Tri-state region digs out after storm closes schools, slows commute

NEW YORK — Businesses and homeowners across the northeastern U.S. are digging out after an overnight snowstorm that closed schools and slowed the morning commute.

The storm, which hit the hardest in the early morning hours of Monday, dumped more than a foot of fresh snow on a large swath of New England, hitting some areas that had gotten off relatively unscathed for most of the winter.

Pomfret, Connecticut, had 16 ½ inches and Burrillville, Rhode Island, got 17 inches.

A slushy snow totaling 5 inches fell in New York City's Central Park, on the low end of what was forecast, but enough for Mayor Bill de Blasio to close schools and suspend alternate-side street parking rules would be suspended Monday and Tuesday.

As of early Monday morning, thousands of people were also without power due to the heavy, wet snow including nearly 60,000 customers throughout New England.

Multiple electric and gas utility companies reported the following power outages across tri-state area households:

  • New York City: 1,171
  • Westchester: 2,977
  • JCP&L New Jersey: 7,428
  • PSE&G New Jersey: 4,404

In New Jersey, Gov.
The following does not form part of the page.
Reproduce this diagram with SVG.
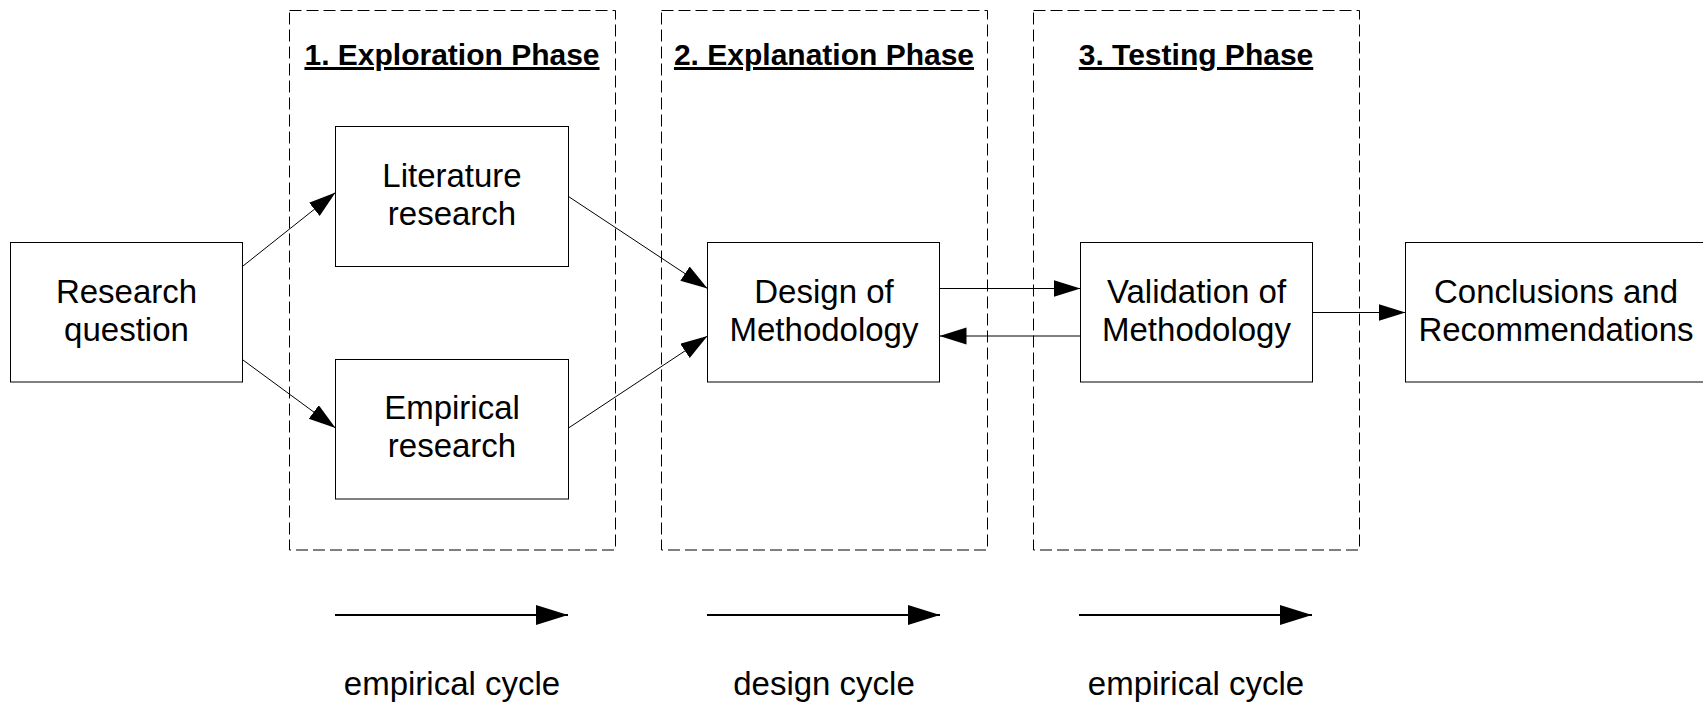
<svg xmlns="http://www.w3.org/2000/svg" width="1703" height="705" viewBox="0 0 1703 705">
  <style>
    .node rect { fill: #ffffff; stroke: #000000; stroke-width: 1; }
    .node text { font-family: "Liberation Sans", Arial, sans-serif; font-size: 33px; fill: #000000; text-anchor: middle; }
    .phase rect { fill: none; stroke: #000000; stroke-width: 1; stroke-dasharray: 12 5; }
    .phase text { font-family: "Liberation Sans", Arial, sans-serif; font-size: 30px; font-weight: bold; fill: #000000; text-anchor: middle; text-decoration: underline; }
    .conn { stroke: #000000; stroke-width: 1; fill: none; marker-end: url(#arrow); }
    .cycle { stroke: #000000; stroke-width: 2; fill: none; marker-end: url(#arrowBold); }
    .cycle-label { font-family: "Liberation Sans", Arial, sans-serif; font-size: 33px; fill: #000000; text-anchor: middle; }
  </style>
  <defs>
    <marker id="arrow" markerUnits="userSpaceOnUse" markerWidth="28" markerHeight="18" refX="27" refY="8.5" orient="auto">
      <path d="M0,0 L27,8.5 L0,17 z" fill="#000000"/>
    </marker>
    <marker id="arrowBold" markerUnits="userSpaceOnUse" markerWidth="33" markerHeight="21" refX="32" refY="10" orient="auto">
      <path d="M0,0 L32,10 L0,20 z" fill="#000000"/>
    </marker>
  </defs>
  <rect width="1703" height="705" fill="#ffffff"/>

  <!-- phase frames -->
  <g id="phase-exploration" class="phase">
    <rect x="289.5" y="10.5" width="326" height="539.5"/>
    <text x="452" y="65">1. Exploration Phase</text>
  </g>
  <g id="phase-explanation" class="phase">
    <rect x="661.5" y="10.5" width="326" height="539.5"/>
    <text x="824" y="65">2. Explanation Phase</text>
  </g>
  <g id="phase-testing" class="phase">
    <rect x="1033.5" y="10.5" width="326" height="539.5"/>
    <text x="1196" y="65">3. Testing Phase</text>
  </g>

  <!-- connectors -->
  <g id="connectors">
    <line class="conn" x1="243" y1="266" x2="335.5" y2="192.5"/>
    <line class="conn" x1="243" y1="360" x2="335.5" y2="428"/>
    <line class="conn" x1="568.5" y1="196.5" x2="707.5" y2="288.5"/>
    <line class="conn" x1="568.5" y1="428" x2="707.5" y2="336"/>
    <line class="conn" x1="939.5" y1="288.5" x2="1080.5" y2="288.5"/>
    <line class="conn" x1="1080.5" y1="336" x2="939.5" y2="336"/>
    <line class="conn" x1="1312.5" y1="312.5" x2="1405.5" y2="312.5"/>
  </g>

  <!-- nodes -->
  <g id="research-question" class="node">
    <rect x="10.5" y="242.5" width="232" height="139.5"/>
    <text x="126.5" y="303">Research</text>
    <text x="126.5" y="341">question</text>
  </g>
  <g id="literature-research" class="node">
    <rect x="335.5" y="126.5" width="233" height="140"/>
    <text x="452" y="187">Literature</text>
    <text x="452" y="225">research</text>
  </g>
  <g id="empirical-research" class="node">
    <rect x="335.5" y="359.5" width="233" height="139.5"/>
    <text x="452" y="419">Empirical</text>
    <text x="452" y="457">research</text>
  </g>
  <g id="design-methodology" class="node">
    <rect x="707.5" y="242.5" width="232" height="139.5"/>
    <text x="824" y="303">Design of</text>
    <text x="824" y="341">Methodology</text>
  </g>
  <g id="validation-methodology" class="node">
    <rect x="1080.5" y="242.5" width="232" height="139.5"/>
    <text x="1196.5" y="303">Validation of</text>
    <text x="1196.5" y="341">Methodology</text>
  </g>
  <g id="conclusions" class="node">
    <rect x="1405.5" y="242.5" width="310" height="139.5"/>
    <text x="1556" y="303">Conclusions and</text>
    <text x="1556" y="341">Recommendations</text>
  </g>

  <!-- cycle indicators -->
  <g id="cycle-empirical-1">
    <line class="cycle" x1="335" y1="615" x2="568" y2="615"/>
    <text class="cycle-label" x="452" y="695">empirical cycle</text>
  </g>
  <g id="cycle-design">
    <line class="cycle" x1="707" y1="615" x2="940" y2="615"/>
    <text class="cycle-label" x="824" y="695">design cycle</text>
  </g>
  <g id="cycle-empirical-2">
    <line class="cycle" x1="1079" y1="615" x2="1312" y2="615"/>
    <text class="cycle-label" x="1196" y="695">empirical cycle</text>
  </g>
</svg>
Phil Murphy declared a state of emergency for all 21 counties.

Drivers are still urged to stay off the street and use public transportation if possible.  The New York City Emergency Management Department issued a hazardous travel advisory. New Jersey Transit says public transportation will be running on normal, weekday schedules.

LaGuardia Airport issued 166 flight cancellations and 8 delays, while John F. Kennedy International Airport issued 57 cancellations and 55 delays Monday morning. Newark Liberty Airport cancelled 74 flights and issued 22 delays.

The city's Department of Sanitation said it loaded 695 salt spreaders across the five boroughs.

It will be windy and cold with highs mostly in the 30s as the storm continues to move out. Then even colder air comes pouring in for the middle week. Tuesday, Wednesday and Thursday will feature a mix of clouds and sun. There may be some flurries and temperatures running 10 to 20 degrees below average.

Highs will only be in the 20s and nights will feature temperatures in the teens and single digits. So whatever snow is on the ground looks like it will stick around for a few days.

It will turn milder late in the week and the next storm is on the way for either Friday or Saturday — again.